A different kind of comparativeness comes to the fore in Phillip Rowland’s chapter (he writes as the editor of NOON: A Journal of the Short Poem), which considers haiku in relation to other approaches to the contemporary short poem. The composition of his chapter is refreshing: after so many chapters of literary criticism combined with literary history, Rowland’s research also involved survey questions for poets and editors of poetry journals, regarding the publishing of haiku. He admits that his strategy was not completely successful (neither quantitatively nor qualitatively), but his questions remained useful as a method for structuring his chapter, and for reflection on haiku publishing. His imaging of editorial decision made me think that there is something particular about the headspace of reading haiku: that my appreciation of haiku is increased in the process of reading this (excellent) collection of essays with its quoted haiku (haiku being an ideal form for quotation, which makes me wonder about its failure to take off more generally as an object for graduate study, or one of close reading, as far as I can tell) because I am reading within a headspace different to my usual poetry reading headspace. While Rowland provides convincing examples (such as lines from a Jorie Graham poem) of haiku as a liminal and relational form, nevertheless its strength makes me think of it as its own genre – to an extent. Haiku is lyric poetry. But perhaps it – and maybe not it alone (think of short Persian forms, for example) – makes us realise to what extent lyric is a European form, and that to refer to lyric as a distinct category alongside epic, narrative, and dramatic poetry, while constructive, also conceals the ways that genre is, and has been, historically produced in non-European literatures.
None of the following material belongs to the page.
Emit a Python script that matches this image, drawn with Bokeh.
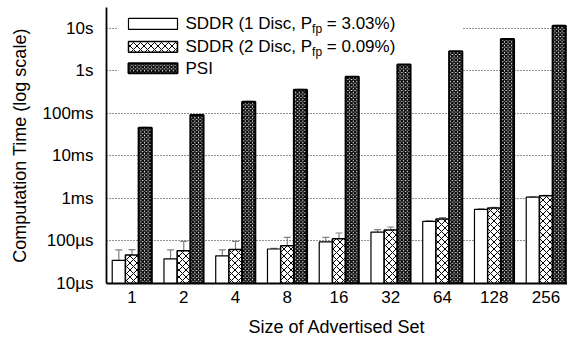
import numpy as np
from bokeh.plotting import figure
from bokeh.models import (ColumnDataSource, FixedTicker, Whisker, TeeHead,
                          Label, Range1d)
from bokeh.embed import file_html
from bokeh.resources import INLINE

# ---------------- data (times in microseconds) ----------------
sizes = ["1", "2", "4", "8", "16", "32", "64", "128", "256"]

sddr1    = [35, 38, 44.6, 64.7, 95, 162, 288, 550, 1070]
sddr1_lo = [30.5, 30.5, 29, 62, 88, 154, 280, 535, 1050]
sddr1_hi = [62, 62, 62, 67, 121, 184, 296, 565, 1090]

sddr2    = [47, 59, 62.6, 77.6, 113, 181, 327, 593, 1150]
sddr2_lo = [30.5, 28, 29, 62, 86, 155, 288, 570, 1120]
sddr2_hi = [62.5, 98, 98, 121, 154, 213, 356, 620, 1180]

psi    = [46000, 91000, 186000, 360000, 720000, 1400000, 2860000, 5600000, 11400000]
psi_lo = [45000, 89000, 182000, 352000, 705000, 1370000, 2800000, 5480000, 11150000]
psi_hi = [47000, 93000, 190000, 368000, 735000, 1430000, 2920000, 5720000, 11650000]

y_ticks = [10, 100, 1000, 10000, 100000, 1000000, 10000000]
y_tick_labels = ["10µs", "100µs", "1ms", "10ms", "100ms", "1s", "10s"]

legend_labels = [("SDDR (1 Disc, P", "fp", "= 3.03%)"),
                 ("SDDR (2 Disc, P", "fp", "= 0.09%)"),
                 ("PSI", "", "")]
x_title = "Size of Advertised Set"
y_title = "Computation Time (log scale)"

# ---------------- layout / style ----------------
FONT = "Liberation Sans"
FS = "17px"
FS_LABEL = "18px"
W_FIG, H_FIG = 567, 339
FRAME_L, FRAME_T = 106, 7          # canvas px
FRAME_W, FRAME_H = 461, 277
X0 = -0.493
X1 = X0 + FRAME_W / 51.75
Y0 = 10
Y1 = 10 ** (1 + FRAME_H / 42.7)
BW = 0.255

p = figure(width=W_FIG, height=H_FIG, x_range=Range1d(X0, X1),
           y_range=Range1d(Y0, Y1), y_axis_type="log",
           output_backend="svg", toolbar_location=None,
           min_border_left=FRAME_L, min_border_right=W_FIG - FRAME_L - FRAME_W,
           min_border_top=FRAME_T,
           min_border_bottom=H_FIG - FRAME_T - FRAME_H)
p.outline_line_color = None
p.background_fill_color = "white"
p.border_fill_color = "white"
p.xgrid.visible = False
p.ygrid.grid_line_color = "#222222"
p.ygrid.grid_line_dash = "1 2"
p.ygrid.grid_line_width = 1


def dx(px):
    return X0 + (px - FRAME_L) / FRAME_W * (X1 - X0)


def dy(py):
    l0, l1 = np.log10(Y0), np.log10(Y1)
    return 10 ** (l1 - (py - FRAME_T) / FRAME_H * (l1 - l0))


# legend white background (covers grid, below bars)
p.quad(left=[dx(118)], right=[dx(462)], top=[Y1 * 2], bottom=[dy(80)],
       fill_color="white", line_color=None)

xi = np.arange(len(sizes))
src = ColumnDataSource(dict(
    x1=xi - BW, x2=xi, x3=xi + BW,
    s1=sddr1, s1lo=sddr1_lo, s1hi=sddr1_hi,
    s2=sddr2, s2lo=sddr2_lo, s2hi=sddr2_hi,
    ps=psi, pslo=psi_lo, pshi=psi_hi))

style1 = dict(fill_color="white", line_color="black", line_width=1.2)
style2 = dict(fill_color="white", line_color="black", line_width=1.5,
              hatch_pattern="diagonal_cross", hatch_color="black",
              hatch_scale=7, hatch_weight=1)
style3 = dict(fill_color="white", line_color="black", line_width=2,
              hatch_pattern="diagonal_cross", hatch_color="black",
              hatch_scale=3.6, hatch_weight=1.5)

p.vbar(x="x1", top="s1", bottom=Y0, width=BW, source=src, **style1)
p.vbar(x="x2", top="s2", bottom=Y0, width=BW, source=src, **style2)
p.vbar(x="x3", top="ps", bottom=Y0, width=BW, source=src, **style3)

for base, lo, hi in [("x1", "s1lo", "s1hi"), ("x2", "s2lo", "s2hi"),
                     ("x3", "pslo", "pshi")]:
    wk = Whisker(source=src, base=base, lower=lo, upper=hi,
                 line_color="#808080", line_width=1.2,
                 upper_head=TeeHead(size=7, line_color="#808080", line_width=1.2),
                 lower_head=TeeHead(size=7, line_color="#808080", line_width=1.2))
    p.add_layout(wk)

# ---------------- legend (manual, for the subscript) ----------------
box_rows = [(18, 29), (41, 52), (63, 73)]
styles = [style1, style2, style3]
for (t, b), st in zip(box_rows, styles):
    p.quad(left=[dx(128)], right=[dx(177)], top=[dy(t)], bottom=[dy(b)], **st)

for (t, b), (a, sub, c) in zip(box_rows, legend_labels):
    yc = (t + b) / 2
    p.add_layout(Label(x=dx(185), y=dy(yc), text=a, text_font=FONT,
                       text_font_size=FS, text_baseline="middle",
                       text_color="black"))
    if sub:
        p.add_layout(Label(x=dx(185 + 126.6), y=dy(yc + 5), text=sub,
                           text_font=FONT, text_font_size="12px",
                           text_baseline="middle", text_color="black"))
        p.add_layout(Label(x=dx(185 + 141.3), y=dy(yc), text=c,
                           text_font=FONT, text_font_size=FS,
                           text_baseline="middle", text_color="black"))

# ---------------- axes ----------------
p.xaxis.ticker = FixedTicker(ticks=list(xi))
p.xaxis.major_label_overrides = {int(i): s for i, s in zip(xi, sizes)}
p.yaxis.ticker = FixedTicker(ticks=y_ticks)
p.yaxis.major_label_overrides = {t: s for t, s in zip(y_ticks, y_tick_labels)}

for ax in (p.xaxis[0], p.yaxis[0]):
    ax.axis_line_color = "black"
    ax.axis_line_width = 1.8
    ax.major_tick_line_color = None
    ax.minor_tick_line_color = None
    ax.major_tick_out = 0
    ax.major_tick_in = 0
    ax.minor_tick_out = 0
    ax.minor_tick_in = 0
    ax.major_label_text_font = FONT
    ax.major_label_text_font_size = FS
    ax.major_label_text_color = "black"
    ax.axis_label_text_font = FONT
    ax.axis_label_text_font_size = FS_LABEL
    ax.axis_label_text_font_style = "normal"
    ax.axis_label_text_color = "black"

p.xaxis.axis_label = x_title
p.yaxis.axis_label = y_title
p.xaxis.major_label_standoff = 7
p.yaxis.major_label_standoff = 13
p.xaxis.axis_label_standoff = 11
p.yaxis.axis_label_standoff = 9

open("out.html", "w").write(file_html(p, INLINE))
The final, formal, chapter is by haiku poet Ban’ya Natsuishi: a short provocative chapter where he addresses the mediocrity of humanising haiku that is, ultimately, about the writer’s (clichéd) feelings, in contrast to haiku’s cosmic possibilities, as exemplified in Basho. Finally, a brief afterword, by Anita Patterson, reflects on the history of haiku as an influence on, and as a form that was useful for, African Jamaican and African American poets. Patterson refers to haiku as a ‘peacebuilding’ form, and for English poetry at least, haiku is a form that, while not outside history or colonialism, is nevertheless relatively free of the fraught class and race relations that operate in the Anglosphere. Or,

Relatively free

Of the race and class fraughtness

Of the Anglosphere

I regret not being able to instil these syllabically correct three lines with what Couchoud refers to as haiku’s ‘very definition’: ‘a brief astonishment!’